(Figure scripts)
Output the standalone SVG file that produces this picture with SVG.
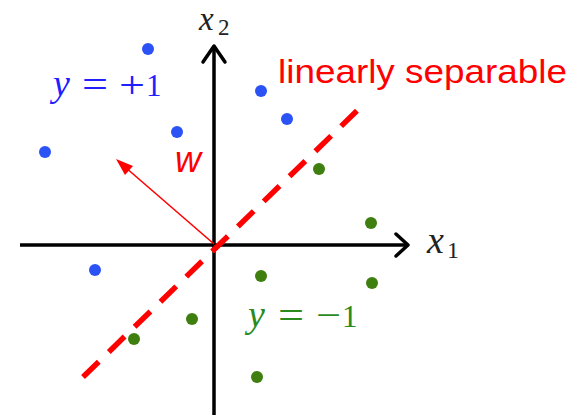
<svg xmlns="http://www.w3.org/2000/svg" width="569" height="415" viewBox="0 0 569 415">
<style>
.axis{stroke:#000;stroke-width:3.5;fill:none}
.head{stroke:#000;stroke-width:3.5;fill:none;stroke-linecap:round;stroke-linejoin:round}
.pos{fill:#2a52f5}
.neg{fill:#3f7f0f}
.math{font-family:"Liberation Serif",serif;font-style:italic}
.rm{font-family:"Liberation Serif",serif}
</style>
<rect width="569" height="415" fill="#fff"/>
<g id="connectors">
<line class="axis" x1="20" y1="245" x2="406" y2="245"/>
<polyline class="head" points="396,234 408,245 396,256"/>
<line class="axis" x1="214" y1="415" x2="214" y2="47"/>
<polyline class="head" points="203,62 214,46 225,62"/>
<line x1="83" y1="377" x2="367" y2="101" stroke="#ff0000" stroke-width="5.5" stroke-dasharray="22,14"/>
<line x1="214" y1="244" x2="125" y2="167" stroke="#ff0000" stroke-width="1.6"/>
<path d="M116,159 L133,166 L125,175 z" fill="#ff0000"/>
</g>
<g id="positive-points">
<circle class="pos" cx="148" cy="49" r="6"/>
<circle class="pos" cx="261" cy="91" r="6"/>
<circle class="pos" cx="287" cy="119" r="6"/>
<circle class="pos" cx="177" cy="132" r="6"/>
<circle class="pos" cx="45" cy="152" r="6"/>
<circle class="pos" cx="95" cy="270" r="6"/>
</g>
<g id="negative-points">
<circle class="neg" cx="319" cy="169" r="6"/>
<circle class="neg" cx="371" cy="223" r="6"/>
<circle class="neg" cx="261" cy="276" r="6"/>
<circle class="neg" cx="372" cy="283" r="6"/>
<circle class="neg" cx="192" cy="319" r="6"/>
<circle class="neg" cx="134" cy="339" r="6"/>
<circle class="neg" cx="257" cy="377" r="6"/>
</g>
<g id="label-x1" fill="#222">
<text class="math" x="427" y="253" font-size="38">x</text>
<text class="rm" x="447" y="258" font-size="24">1</text>
</g>
<g id="label-x2" fill="#222">
<text class="math" x="199" y="30" font-size="33">x</text>
<text class="rm" x="218" y="35" font-size="23">2</text>
</g>
<g id="label-sep">
<text x="278" y="83" font-family="Liberation Sans,Arial,sans-serif" font-size="34" fill="#ff0000" textLength="289" lengthAdjust="spacingAndGlyphs">linearly separable</text>
</g>
<g id="label-w">
<text x="175" y="172" font-family="Liberation Sans,Arial,sans-serif" font-style="italic" font-size="36" fill="#ff0000">w</text>
</g>
<g id="label-pos" fill="#1f1fff">
<text class="math" x="53" y="96" font-size="38">y</text>
<text class="rm" x="82" y="97" font-size="38" textLength="26" lengthAdjust="spacingAndGlyphs">=</text>
<text class="rm" x="119" y="98" font-size="38" textLength="26" lengthAdjust="spacingAndGlyphs">+</text>
<text class="rm" x="146" y="96" font-size="31">1</text>
</g>
<g id="label-neg" fill="#2a8a1e">
<text class="math" x="248" y="327" font-size="38">y</text>
<text class="rm" x="278" y="328" font-size="38" textLength="26" lengthAdjust="spacingAndGlyphs">=</text>
<text class="rm" x="316" y="328" font-size="38" textLength="25" lengthAdjust="spacingAndGlyphs">−</text>
<text class="rm" x="342" y="327" font-size="31">1</text>
</g>
</svg>
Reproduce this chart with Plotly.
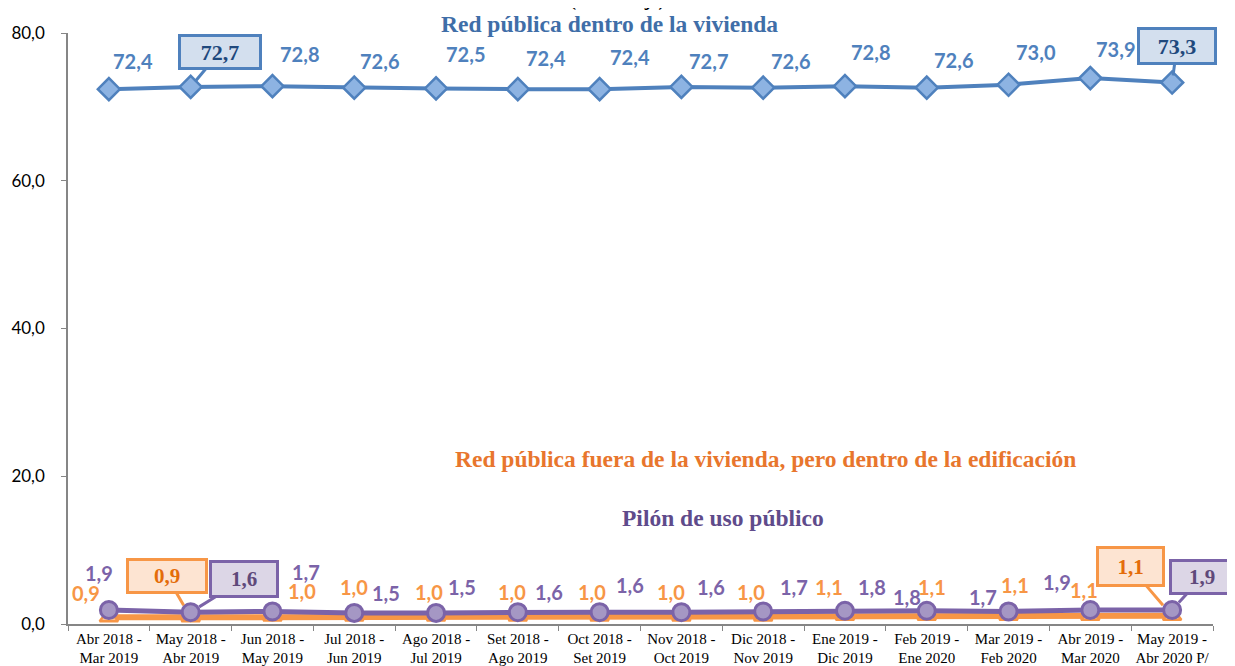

**WHAT THE TASK ASKS**
Give the data above again in full and unchanged, skipping the pictures.

**TASK SOLUTION**
Output the standalone SVG file that produces this picture with SVG.
<svg xmlns="http://www.w3.org/2000/svg" width="569" height="415" viewBox="0 0 569 415">
<style>
.axis{stroke:#000;stroke-width:3.5;fill:none}
.head{stroke:#000;stroke-width:3.5;fill:none;stroke-linecap:round;stroke-linejoin:round}
.pos{fill:#2a52f5}
.neg{fill:#3f7f0f}
.math{font-family:"Liberation Serif",serif;font-style:italic}
.rm{font-family:"Liberation Serif",serif}
</style>
<rect width="569" height="415" fill="#fff"/>
<g id="connectors">
<line class="axis" x1="20" y1="245" x2="406" y2="245"/>
<polyline class="head" points="396,234 408,245 396,256"/>
<line class="axis" x1="214" y1="415" x2="214" y2="47"/>
<polyline class="head" points="203,62 214,46 225,62"/>
<line x1="83" y1="377" x2="367" y2="101" stroke="#ff0000" stroke-width="5.5" stroke-dasharray="22,14"/>
<line x1="214" y1="244" x2="125" y2="167" stroke="#ff0000" stroke-width="1.6"/>
<path d="M116,159 L133,166 L125,175 z" fill="#ff0000"/>
</g>
<g id="positive-points">
<circle class="pos" cx="148" cy="49" r="6"/>
<circle class="pos" cx="261" cy="91" r="6"/>
<circle class="pos" cx="287" cy="119" r="6"/>
<circle class="pos" cx="177" cy="132" r="6"/>
<circle class="pos" cx="45" cy="152" r="6"/>
<circle class="pos" cx="95" cy="270" r="6"/>
</g>
<g id="negative-points">
<circle class="neg" cx="319" cy="169" r="6"/>
<circle class="neg" cx="371" cy="223" r="6"/>
<circle class="neg" cx="261" cy="276" r="6"/>
<circle class="neg" cx="372" cy="283" r="6"/>
<circle class="neg" cx="192" cy="319" r="6"/>
<circle class="neg" cx="134" cy="339" r="6"/>
<circle class="neg" cx="257" cy="377" r="6"/>
</g>
<g id="label-x1" fill="#222">
<text class="math" x="427" y="253" font-size="38">x</text>
<text class="rm" x="447" y="258" font-size="24">1</text>
</g>
<g id="label-x2" fill="#222">
<text class="math" x="199" y="30" font-size="33">x</text>
<text class="rm" x="218" y="35" font-size="23">2</text>
</g>
<g id="label-sep">
<text x="278" y="83" font-family="Liberation Sans,Arial,sans-serif" font-size="34" fill="#ff0000" textLength="289" lengthAdjust="spacingAndGlyphs">linearly separable</text>
</g>
<g id="label-w">
<text x="175" y="172" font-family="Liberation Sans,Arial,sans-serif" font-style="italic" font-size="36" fill="#ff0000">w</text>
</g>
<g id="label-pos" fill="#1f1fff">
<text class="math" x="53" y="96" font-size="38">y</text>
<text class="rm" x="82" y="97" font-size="38" textLength="26" lengthAdjust="spacingAndGlyphs">=</text>
<text class="rm" x="119" y="98" font-size="38" textLength="26" lengthAdjust="spacingAndGlyphs">+</text>
<text class="rm" x="146" y="96" font-size="31">1</text>
</g>
<g id="label-neg" fill="#2a8a1e">
<text class="math" x="248" y="327" font-size="38">y</text>
<text class="rm" x="278" y="328" font-size="38" textLength="26" lengthAdjust="spacingAndGlyphs">=</text>
<text class="rm" x="316" y="328" font-size="38" textLength="25" lengthAdjust="spacingAndGlyphs">−</text>
<text class="rm" x="342" y="327" font-size="31">1</text>
</g>
</svg>
Reproduce this chart with Plotly.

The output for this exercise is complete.